Monday, March 13, 2006

Credit to what produces

A friend has pointed out an interview with Perry Anderson (editor of the New Left Review), recently described by Christopher Hitchens as 'the most profound essayist currently wielding a pen' (without explaining why, unfortunately). Anderson speaks about why the Left failed.

[It] greatly underestimated the internal strength of capitalism as a socioeconomic system. Its capacity for self-adaptation, for continual adjustment; the extraordinary resources of productivity which spring from its reliance on competition as an essential mechanism of economic life -- these were greatly underestimated, I believe.
So, what is the case against capitalism?
"... the central case against capitalism today is the combination of ecological crisis and social polarization. It is the greed."
There are others. I linked some time ago to a post by Norm in which he sets out why alternatives to capitalism need to be sought.
... capitalism perpetuates eliminable forms of human suffering, blocks human flourishing, perpetuates deficits in individual freedom and autonomy, violates liberal principles of social justice, is inefficient, is environmentally destructive, and limits democracy.
Now I'm not denying that there's a case (or several) here. However, I continue to ask: in any other system you want to suggest, where does the wealth come from? Why do they never talk about a better way to stimulate innovation, to provide incentives for people to work better and harder? It's great to talk about re-distribution, but you first you need something to re-distibute. Socialism, communism, fascism, whatever, don't produce, or produce insufficiently and inadequately. They re-distribute, but from a pie that gets smaller and smaller until it's not worth sharing.

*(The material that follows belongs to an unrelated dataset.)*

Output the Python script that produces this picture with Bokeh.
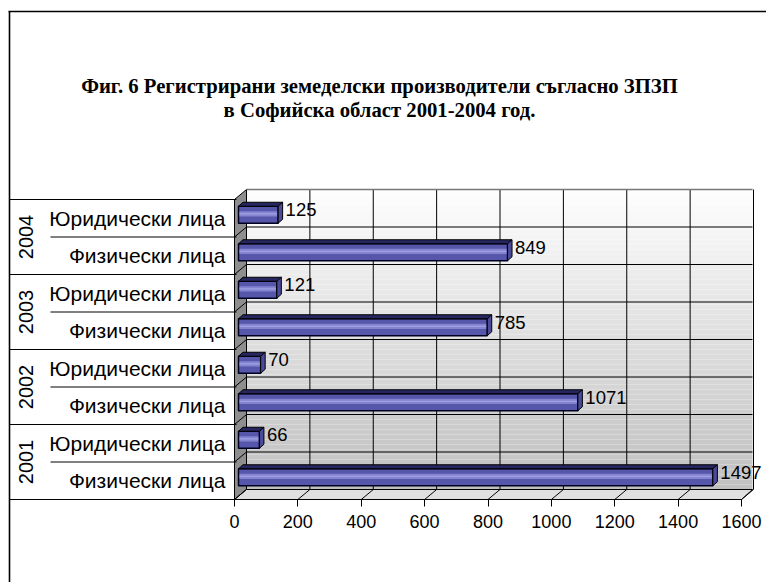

Secondly, to achieve any of the aims listed above, has any alternative method been proposed that is not a centralisation of power 'at least in the initial period'? To halt global warming, one agreement for them all, one ring to bind them. To close the gap between rich and poor, tax. Yet the more you centralise, the less well you produce because competition is taken out of the system. Only in capitalism is there the incentive to produce more and, above all, better. That is why it is only capitalism that innovates. That is why it will only be capitalism that will innovate sufficiently to avert ecological crisis, not the oppressive and all-too-visible hand of beurocracies and committees. Perry Anderson himself refers above to capitalism's 'extraordinary resources of productivity'. He doesn't say how else such resources are to be tapped.

The conversation with Perry Anderson was recorded on April 27, 2001. I wondered what change if any 9/11 wrought in him. In the Hitchens article, there is mention of a New Left Review editorial in 2003 where it was announced
that the need of the hour was solidarity with the “resistance” in Iraq, Afghanistan, and—yes—the Democratic People’s Republic of North Korea.